- _GOAL OF THE EXERCISE_
Below are the records; extract from them the line containing "Reproduce this chart with matplotlib." to the line containing "import numpy as np", both lines included, exactly and with no pictures.

-- begin MATERIAL FOR THIS TASK --

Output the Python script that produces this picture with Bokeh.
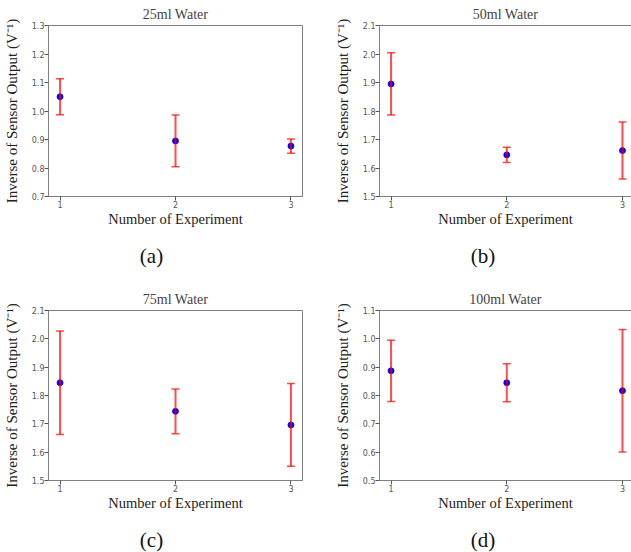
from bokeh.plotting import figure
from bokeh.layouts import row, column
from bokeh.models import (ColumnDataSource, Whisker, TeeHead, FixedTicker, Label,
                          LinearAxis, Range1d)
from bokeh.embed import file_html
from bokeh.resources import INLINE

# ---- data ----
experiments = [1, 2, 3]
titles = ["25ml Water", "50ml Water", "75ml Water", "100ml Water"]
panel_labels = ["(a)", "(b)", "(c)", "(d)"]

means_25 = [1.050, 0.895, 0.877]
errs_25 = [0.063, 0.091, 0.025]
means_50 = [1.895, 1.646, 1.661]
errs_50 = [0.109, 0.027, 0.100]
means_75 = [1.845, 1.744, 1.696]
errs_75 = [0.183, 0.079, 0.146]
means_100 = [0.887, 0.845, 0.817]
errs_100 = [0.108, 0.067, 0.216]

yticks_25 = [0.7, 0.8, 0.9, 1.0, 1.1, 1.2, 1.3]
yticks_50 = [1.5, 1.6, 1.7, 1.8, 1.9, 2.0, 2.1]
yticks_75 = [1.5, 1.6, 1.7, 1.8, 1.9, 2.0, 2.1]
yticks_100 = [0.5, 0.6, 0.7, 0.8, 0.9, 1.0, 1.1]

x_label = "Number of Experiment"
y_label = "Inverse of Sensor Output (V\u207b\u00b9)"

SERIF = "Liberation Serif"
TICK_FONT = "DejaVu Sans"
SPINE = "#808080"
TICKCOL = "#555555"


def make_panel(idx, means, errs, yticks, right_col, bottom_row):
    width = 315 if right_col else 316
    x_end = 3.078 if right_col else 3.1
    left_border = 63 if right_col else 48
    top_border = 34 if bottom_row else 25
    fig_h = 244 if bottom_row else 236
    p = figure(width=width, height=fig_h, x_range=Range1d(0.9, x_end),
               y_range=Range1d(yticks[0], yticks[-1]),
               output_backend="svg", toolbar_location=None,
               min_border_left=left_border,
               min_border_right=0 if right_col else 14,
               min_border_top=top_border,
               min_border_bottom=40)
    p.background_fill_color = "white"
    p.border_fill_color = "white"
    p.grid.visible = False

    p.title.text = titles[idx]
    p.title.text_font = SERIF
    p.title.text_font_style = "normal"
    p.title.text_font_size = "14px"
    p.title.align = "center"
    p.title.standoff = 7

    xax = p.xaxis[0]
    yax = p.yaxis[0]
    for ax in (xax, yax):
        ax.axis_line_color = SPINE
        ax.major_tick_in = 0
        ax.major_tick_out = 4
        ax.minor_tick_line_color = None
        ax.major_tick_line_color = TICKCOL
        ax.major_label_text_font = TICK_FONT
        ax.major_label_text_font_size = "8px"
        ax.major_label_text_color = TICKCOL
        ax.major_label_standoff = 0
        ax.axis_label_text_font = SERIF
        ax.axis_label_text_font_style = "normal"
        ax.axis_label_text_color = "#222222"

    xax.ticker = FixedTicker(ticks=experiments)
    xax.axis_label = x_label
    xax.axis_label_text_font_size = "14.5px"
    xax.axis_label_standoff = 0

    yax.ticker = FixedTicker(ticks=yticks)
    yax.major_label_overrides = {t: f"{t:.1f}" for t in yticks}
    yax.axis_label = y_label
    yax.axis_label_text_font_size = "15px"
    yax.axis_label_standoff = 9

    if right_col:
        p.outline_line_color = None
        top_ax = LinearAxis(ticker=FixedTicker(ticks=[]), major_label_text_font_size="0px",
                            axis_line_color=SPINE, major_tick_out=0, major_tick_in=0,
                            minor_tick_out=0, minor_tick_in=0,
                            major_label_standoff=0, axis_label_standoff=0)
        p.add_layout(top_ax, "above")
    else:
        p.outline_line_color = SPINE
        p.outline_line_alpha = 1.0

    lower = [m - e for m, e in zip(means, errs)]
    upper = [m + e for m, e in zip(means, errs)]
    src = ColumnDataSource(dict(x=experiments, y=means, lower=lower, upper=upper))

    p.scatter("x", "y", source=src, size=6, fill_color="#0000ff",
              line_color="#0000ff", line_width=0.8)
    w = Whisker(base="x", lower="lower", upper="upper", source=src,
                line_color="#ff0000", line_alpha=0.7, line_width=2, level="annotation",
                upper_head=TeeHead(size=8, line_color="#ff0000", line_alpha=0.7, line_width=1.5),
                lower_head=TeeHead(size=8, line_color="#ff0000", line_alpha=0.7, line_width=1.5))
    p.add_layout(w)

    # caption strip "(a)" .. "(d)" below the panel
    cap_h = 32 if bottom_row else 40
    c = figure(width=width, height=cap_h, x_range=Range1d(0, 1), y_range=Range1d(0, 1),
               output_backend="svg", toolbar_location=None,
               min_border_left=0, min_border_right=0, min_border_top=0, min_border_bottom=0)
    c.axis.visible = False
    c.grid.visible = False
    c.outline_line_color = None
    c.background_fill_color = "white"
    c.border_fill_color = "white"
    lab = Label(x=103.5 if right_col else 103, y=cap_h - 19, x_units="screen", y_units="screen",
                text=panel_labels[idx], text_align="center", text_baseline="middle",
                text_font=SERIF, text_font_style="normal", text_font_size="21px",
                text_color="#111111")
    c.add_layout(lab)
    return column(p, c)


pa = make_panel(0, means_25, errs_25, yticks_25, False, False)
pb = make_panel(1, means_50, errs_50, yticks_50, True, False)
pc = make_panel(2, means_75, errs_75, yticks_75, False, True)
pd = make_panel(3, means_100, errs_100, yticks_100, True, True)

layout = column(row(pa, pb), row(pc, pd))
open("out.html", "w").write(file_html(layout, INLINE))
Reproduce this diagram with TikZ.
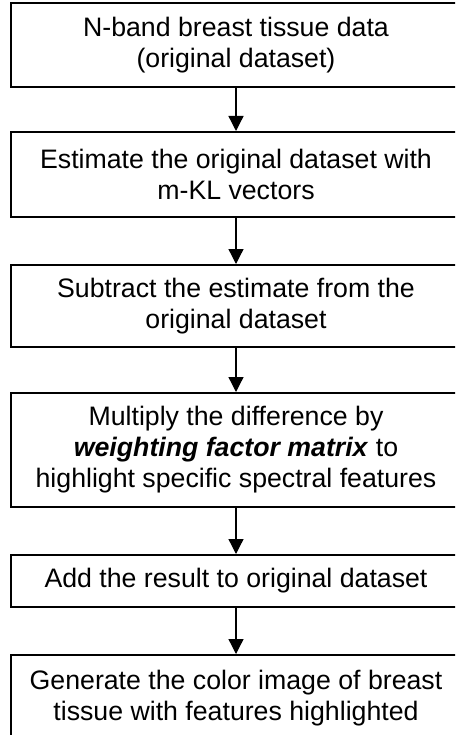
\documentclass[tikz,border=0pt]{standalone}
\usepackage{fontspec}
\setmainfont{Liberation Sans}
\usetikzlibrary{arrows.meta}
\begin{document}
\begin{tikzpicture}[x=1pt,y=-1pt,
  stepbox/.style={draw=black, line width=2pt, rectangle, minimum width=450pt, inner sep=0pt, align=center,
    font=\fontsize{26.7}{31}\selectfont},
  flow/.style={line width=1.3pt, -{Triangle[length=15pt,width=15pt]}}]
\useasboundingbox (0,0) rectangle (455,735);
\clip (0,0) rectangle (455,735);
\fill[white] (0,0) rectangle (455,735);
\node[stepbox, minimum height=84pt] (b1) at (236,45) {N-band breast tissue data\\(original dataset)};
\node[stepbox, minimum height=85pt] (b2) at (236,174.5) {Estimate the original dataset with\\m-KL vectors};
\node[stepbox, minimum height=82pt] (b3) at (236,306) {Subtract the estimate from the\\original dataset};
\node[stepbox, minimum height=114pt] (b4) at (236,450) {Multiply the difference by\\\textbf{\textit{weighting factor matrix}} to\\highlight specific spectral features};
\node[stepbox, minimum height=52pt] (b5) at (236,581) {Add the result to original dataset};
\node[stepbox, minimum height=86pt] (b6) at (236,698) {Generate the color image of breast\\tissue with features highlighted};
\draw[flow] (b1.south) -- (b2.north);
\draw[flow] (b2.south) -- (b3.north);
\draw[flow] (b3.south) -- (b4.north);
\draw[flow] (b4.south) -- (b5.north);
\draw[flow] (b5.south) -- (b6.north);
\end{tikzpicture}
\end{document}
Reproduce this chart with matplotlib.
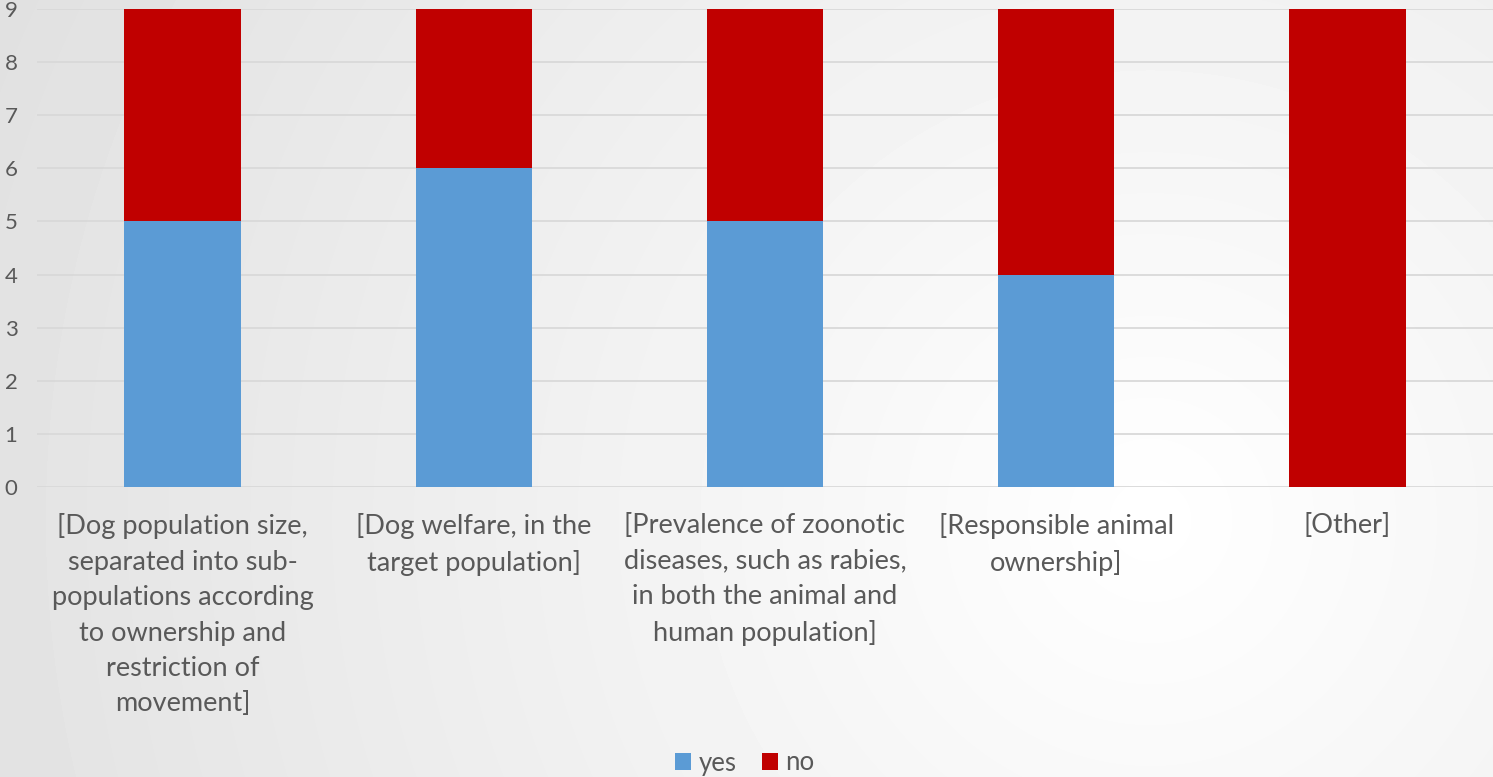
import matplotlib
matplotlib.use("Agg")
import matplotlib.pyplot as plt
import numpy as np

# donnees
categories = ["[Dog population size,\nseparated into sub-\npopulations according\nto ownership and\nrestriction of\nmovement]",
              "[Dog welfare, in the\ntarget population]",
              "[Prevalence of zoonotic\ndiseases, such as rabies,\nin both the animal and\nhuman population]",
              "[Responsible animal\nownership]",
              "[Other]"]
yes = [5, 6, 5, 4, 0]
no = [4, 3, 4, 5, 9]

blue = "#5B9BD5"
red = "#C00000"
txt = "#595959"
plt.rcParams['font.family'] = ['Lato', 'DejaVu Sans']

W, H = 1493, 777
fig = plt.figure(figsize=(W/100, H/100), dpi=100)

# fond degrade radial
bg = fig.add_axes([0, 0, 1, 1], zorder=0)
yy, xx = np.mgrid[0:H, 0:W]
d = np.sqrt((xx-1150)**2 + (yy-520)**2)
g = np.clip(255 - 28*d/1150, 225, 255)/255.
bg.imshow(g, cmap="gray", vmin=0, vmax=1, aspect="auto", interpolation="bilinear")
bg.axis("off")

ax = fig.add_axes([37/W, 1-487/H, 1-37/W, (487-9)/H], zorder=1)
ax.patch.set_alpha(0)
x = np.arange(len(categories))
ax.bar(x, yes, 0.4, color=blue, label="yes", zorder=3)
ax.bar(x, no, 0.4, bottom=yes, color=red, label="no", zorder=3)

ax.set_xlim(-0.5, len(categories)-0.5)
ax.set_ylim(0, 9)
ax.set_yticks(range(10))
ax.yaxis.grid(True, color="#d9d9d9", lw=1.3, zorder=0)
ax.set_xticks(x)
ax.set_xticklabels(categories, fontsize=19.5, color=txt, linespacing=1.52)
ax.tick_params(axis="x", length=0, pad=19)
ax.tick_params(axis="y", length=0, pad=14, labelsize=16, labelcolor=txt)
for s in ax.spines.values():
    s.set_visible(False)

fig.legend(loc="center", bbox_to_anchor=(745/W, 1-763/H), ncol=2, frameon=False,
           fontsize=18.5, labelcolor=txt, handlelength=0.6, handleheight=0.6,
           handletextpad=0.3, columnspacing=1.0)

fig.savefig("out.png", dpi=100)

-- end MATERIAL FOR THIS TASK --

- _ANSWER IN FULL_
Reproduce this chart with matplotlib.
import matplotlib
matplotlib.use("Agg")
import matplotlib.pyplot as plt
import numpy as np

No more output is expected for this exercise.